Mala is unbearably ditzy and annoying. Her role in the film is to be a lighthearted counterpoint to the always-serious Vijay, but she comes off as oblivious in the face of mortal danger from the organized crime unit that wants to kill her before she can testify. Chopra is a much better actress than this — as evidenced by her performances in Barfi! and 7 Khoon Maaf — so the blame rests on Lakhia’s shoulders for demanding such a grating performance from a talented actress.

In the course of his investigation, Vijay enlists the help of Sher Khan (Sanjay Dutt), a car thief whom Vijay pummels into renouncing his criminal ways. Vijay is similarly successful in recruiting the help of a journalist, Jay Dev (Atul Kulkarni), via threats and an absurd amount of swagger. No one writes lead characters this way anymore, so these scenes feel like out-of-touch throwbacks.

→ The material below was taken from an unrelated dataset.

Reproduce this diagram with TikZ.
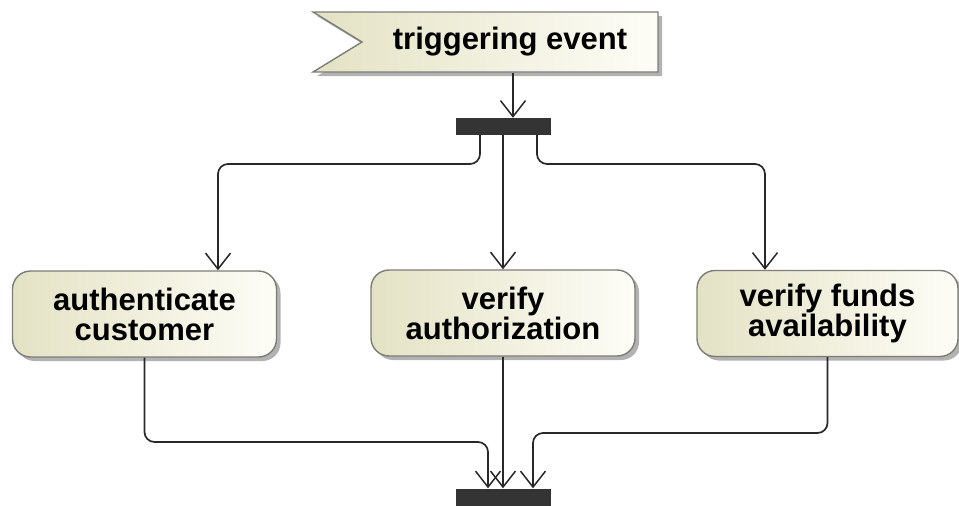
\documentclass[tikz,border=0pt]{standalone}
\usepackage{fontspec}
\setmainfont{Liberation Sans}
\usepackage{tikz}
\usetikzlibrary{arrows.meta,shapes.symbols,shadows,positioning}
\usepackage{xcolor}
\definecolor{beige}{RGB}{228,226,196}
\definecolor{paper}{RGB}{253,253,247}
\definecolor{edgegray}{RGB}{125,125,120}
\definecolor{bargray}{RGB}{52,52,52}
\definecolor{linegray}{RGB}{40,40,40}

\begin{document}
\begin{tikzpicture}[
  x=1pt, y=-1pt,
  flow/.style={draw=linegray, line width=1.7pt, rounded corners=10pt,
    -{Straight Barb[length=16pt,width=25pt,line width=1.5pt]}},
  action/.style={draw=edgegray, line width=1.4pt, rounded corners=18pt,
    left color=beige, right color=paper, align=center,
    minimum width=264pt, minimum height=86pt,
    drop shadow={shadow xshift=4pt, shadow yshift=-4pt, fill=black!30, opacity=1}},
  bar/.style={fill=bargray, draw=none, minimum width=95pt, minimum height=17pt, inner sep=0pt}
  ]
  \tikzstyle{every node}=[font=\fontsize{31}{30}\selectfont\bfseries]
  \useasboundingbox (0,0) rectangle (959,506);

  % incoming signal
  \node[signal, signal to=nowhere, signal from=west, signal pointer angle=63,
    draw=edgegray, line width=1.4pt, left color=beige, right color=paper,
    minimum width=345pt, minimum height=60pt, inner sep=0pt,
    drop shadow={shadow xshift=4pt, shadow yshift=-4pt, fill=black!30, opacity=1}]
    (event) at (510,42) {triggering event};

  % fork and join
  \node[bar] (fork) at (503,126.5) {};
  \node[bar] (join) at (503,497) {};

  % actions
  \node[action] (auth) at (144.5,314) {authenticate\\customer};
  \node[action] (authz) at (503,313) {verify\\authorization};
  \node[action, minimum width=261pt] (funds) at (827.5,313.5) {verify funds\\availability};

  \coordinate (top rail) at (0,164);
  \coordinate (left rail) at (0,442);
  \coordinate (right rail) at (0,433);
  \coordinate (auth in) at ([xshift=73.5pt]auth.north);
  \coordinate (funds in) at ([xshift=-62.5pt]funds.north);
  \coordinate (join left) at ([xshift=-15pt]join.north);
  \coordinate (join right) at ([xshift=30pt]join.north);

  \draw[flow] ([xshift=10pt]fork.north |- event.south) -- ([xshift=10pt]fork.north);
  \draw[flow] ([xshift=-23pt]fork.south) |- (auth in |- top rail) -- (auth in);
  \draw[flow] (fork.south) -- (authz.north);
  \draw[flow] ([xshift=34pt]fork.south) |- (funds in |- top rail) -- (funds in);

  \draw[flow] (auth.south) |- (join left |- left rail) -- (join left);
  \draw[flow] (authz.south) -- (join.north);
  \draw[flow] (funds.south) |- (join right |- right rail) -- (join right);
\end{tikzpicture}
\end{document}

Then again, Charan seems unable to tone down his swagger, so maybe the scenes make sense. He doesn’t play a character so much as pose as one, as if no one told him they were telling a story and not just shooting the cover of the DVD. The fact that Vijay’s shirts are always unbuttoned halfway further serve to make him look more like a catalog model than a police officer. When Charan does act, it appears to require a lot of effort.

Dutt’s and Kulkarni’s roles are poorly integrated into the script, which is a shame. Their parts are eclipsed by Prakash Raj as the villain Teja, who chews scenery while dressed as a pimp. Raj is the best part of the movie, though a scene in which he and Mahie Gill spend thirty seconds meowing at one another is hard to take.